Dataset rows:
====================

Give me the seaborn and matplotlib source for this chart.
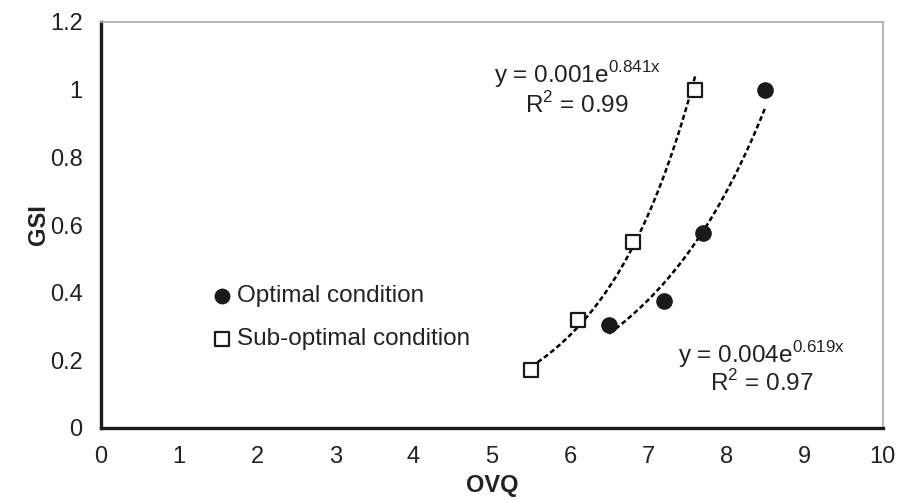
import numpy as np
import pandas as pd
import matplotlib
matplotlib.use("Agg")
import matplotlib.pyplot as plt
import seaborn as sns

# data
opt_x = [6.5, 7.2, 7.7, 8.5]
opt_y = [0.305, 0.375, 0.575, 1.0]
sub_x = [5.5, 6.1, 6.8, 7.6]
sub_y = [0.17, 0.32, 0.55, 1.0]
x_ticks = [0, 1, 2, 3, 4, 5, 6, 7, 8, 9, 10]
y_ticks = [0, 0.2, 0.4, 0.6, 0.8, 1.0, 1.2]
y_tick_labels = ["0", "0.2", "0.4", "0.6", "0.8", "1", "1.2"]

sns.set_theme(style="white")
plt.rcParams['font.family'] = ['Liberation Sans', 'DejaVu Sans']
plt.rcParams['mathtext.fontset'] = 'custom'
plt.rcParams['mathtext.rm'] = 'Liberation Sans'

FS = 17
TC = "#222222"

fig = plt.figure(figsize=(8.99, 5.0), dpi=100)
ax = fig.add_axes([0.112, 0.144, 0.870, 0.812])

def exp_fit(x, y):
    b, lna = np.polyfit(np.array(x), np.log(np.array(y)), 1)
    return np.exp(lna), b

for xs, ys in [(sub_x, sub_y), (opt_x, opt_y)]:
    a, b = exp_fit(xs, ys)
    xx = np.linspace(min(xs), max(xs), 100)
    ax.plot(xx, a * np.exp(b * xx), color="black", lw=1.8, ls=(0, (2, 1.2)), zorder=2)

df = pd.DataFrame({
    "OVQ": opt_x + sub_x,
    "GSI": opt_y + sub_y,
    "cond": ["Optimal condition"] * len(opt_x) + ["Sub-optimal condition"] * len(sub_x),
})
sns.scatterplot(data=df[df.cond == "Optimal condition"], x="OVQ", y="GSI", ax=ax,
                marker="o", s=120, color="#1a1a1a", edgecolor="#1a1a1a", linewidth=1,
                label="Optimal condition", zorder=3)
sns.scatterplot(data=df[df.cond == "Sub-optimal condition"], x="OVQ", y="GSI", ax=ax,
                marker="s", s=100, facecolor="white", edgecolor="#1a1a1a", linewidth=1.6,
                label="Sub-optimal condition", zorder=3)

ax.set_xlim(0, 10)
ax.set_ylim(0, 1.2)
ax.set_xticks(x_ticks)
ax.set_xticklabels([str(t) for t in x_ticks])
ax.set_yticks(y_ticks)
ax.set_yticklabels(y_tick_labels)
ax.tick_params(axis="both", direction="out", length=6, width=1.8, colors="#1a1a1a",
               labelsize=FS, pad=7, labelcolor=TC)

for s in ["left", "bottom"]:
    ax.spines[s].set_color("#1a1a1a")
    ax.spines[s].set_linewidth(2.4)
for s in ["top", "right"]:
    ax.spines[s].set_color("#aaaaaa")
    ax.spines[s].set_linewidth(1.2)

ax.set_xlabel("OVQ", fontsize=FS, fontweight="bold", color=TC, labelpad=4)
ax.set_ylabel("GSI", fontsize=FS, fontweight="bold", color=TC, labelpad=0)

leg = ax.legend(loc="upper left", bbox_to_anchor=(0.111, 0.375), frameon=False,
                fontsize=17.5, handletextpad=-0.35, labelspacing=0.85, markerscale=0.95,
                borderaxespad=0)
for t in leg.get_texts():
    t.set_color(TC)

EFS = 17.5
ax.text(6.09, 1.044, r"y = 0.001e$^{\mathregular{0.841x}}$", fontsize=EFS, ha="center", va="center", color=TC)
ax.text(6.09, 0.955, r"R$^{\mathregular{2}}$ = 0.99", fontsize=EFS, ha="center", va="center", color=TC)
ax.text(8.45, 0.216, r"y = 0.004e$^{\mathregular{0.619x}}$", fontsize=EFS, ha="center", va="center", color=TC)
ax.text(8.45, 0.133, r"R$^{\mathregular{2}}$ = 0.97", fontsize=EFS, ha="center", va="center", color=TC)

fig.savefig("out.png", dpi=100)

====================

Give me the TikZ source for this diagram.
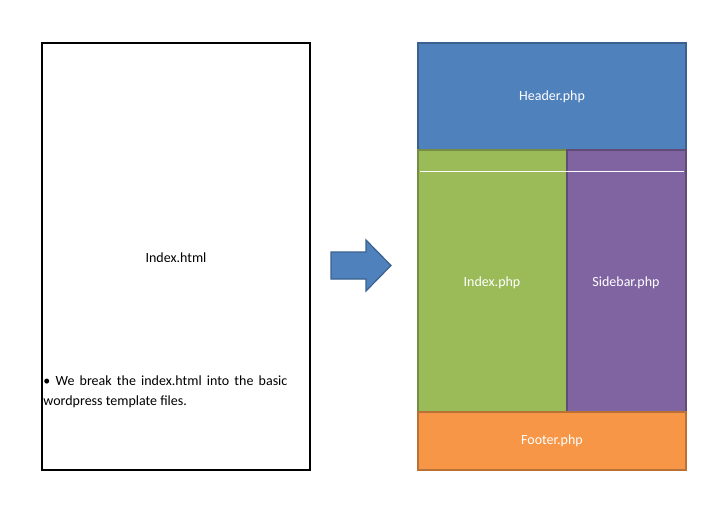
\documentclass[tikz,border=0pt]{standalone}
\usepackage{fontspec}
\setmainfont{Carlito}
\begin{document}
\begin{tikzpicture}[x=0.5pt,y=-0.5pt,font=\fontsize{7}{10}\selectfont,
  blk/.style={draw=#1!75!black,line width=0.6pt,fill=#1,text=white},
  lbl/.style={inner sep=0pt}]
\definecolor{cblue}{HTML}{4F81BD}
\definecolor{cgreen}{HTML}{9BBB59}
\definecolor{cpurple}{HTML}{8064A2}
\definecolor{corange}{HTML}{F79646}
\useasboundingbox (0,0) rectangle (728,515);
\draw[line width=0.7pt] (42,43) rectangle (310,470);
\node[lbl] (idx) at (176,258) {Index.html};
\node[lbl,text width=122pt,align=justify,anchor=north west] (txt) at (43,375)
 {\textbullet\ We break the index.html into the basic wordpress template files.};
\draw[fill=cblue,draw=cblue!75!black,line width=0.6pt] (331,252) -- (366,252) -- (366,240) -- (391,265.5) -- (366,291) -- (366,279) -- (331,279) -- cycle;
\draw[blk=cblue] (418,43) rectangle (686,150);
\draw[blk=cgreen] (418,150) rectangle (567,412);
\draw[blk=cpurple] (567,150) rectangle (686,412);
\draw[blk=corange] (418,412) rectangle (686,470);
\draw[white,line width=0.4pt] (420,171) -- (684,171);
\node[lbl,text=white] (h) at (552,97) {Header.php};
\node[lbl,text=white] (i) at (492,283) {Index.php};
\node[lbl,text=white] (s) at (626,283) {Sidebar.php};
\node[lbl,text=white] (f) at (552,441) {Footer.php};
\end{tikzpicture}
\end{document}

====================

Extract exactly, and only, the lines from the one with "Give me the seaborn" to the one with "ax.plot(xx, a *", both ends counted. Leave the images behind.

Give me the seaborn and matplotlib source for this chart.
import numpy as np
import pandas as pd
import matplotlib
matplotlib.use("Agg")
import matplotlib.pyplot as plt
import seaborn as sns

# data
opt_x = [6.5, 7.2, 7.7, 8.5]
opt_y = [0.305, 0.375, 0.575, 1.0]
sub_x = [5.5, 6.1, 6.8, 7.6]
sub_y = [0.17, 0.32, 0.55, 1.0]
x_ticks = [0, 1, 2, 3, 4, 5, 6, 7, 8, 9, 10]
y_ticks = [0, 0.2, 0.4, 0.6, 0.8, 1.0, 1.2]
y_tick_labels = ["0", "0.2", "0.4", "0.6", "0.8", "1", "1.2"]

sns.set_theme(style="white")
plt.rcParams['font.family'] = ['Liberation Sans', 'DejaVu Sans']
plt.rcParams['mathtext.fontset'] = 'custom'
plt.rcParams['mathtext.rm'] = 'Liberation Sans'

FS = 17
TC = "#222222"

fig = plt.figure(figsize=(8.99, 5.0), dpi=100)
ax = fig.add_axes([0.112, 0.144, 0.870, 0.812])

def exp_fit(x, y):
    b, lna = np.polyfit(np.array(x), np.log(np.array(y)), 1)
    return np.exp(lna), b

for xs, ys in [(sub_x, sub_y), (opt_x, opt_y)]:
    a, b = exp_fit(xs, ys)
    xx = np.linspace(min(xs), max(xs), 100)
    ax.plot(xx, a * np.exp(b * xx), color="black", lw=1.8, ls=(0, (2, 1.2)), zorder=2)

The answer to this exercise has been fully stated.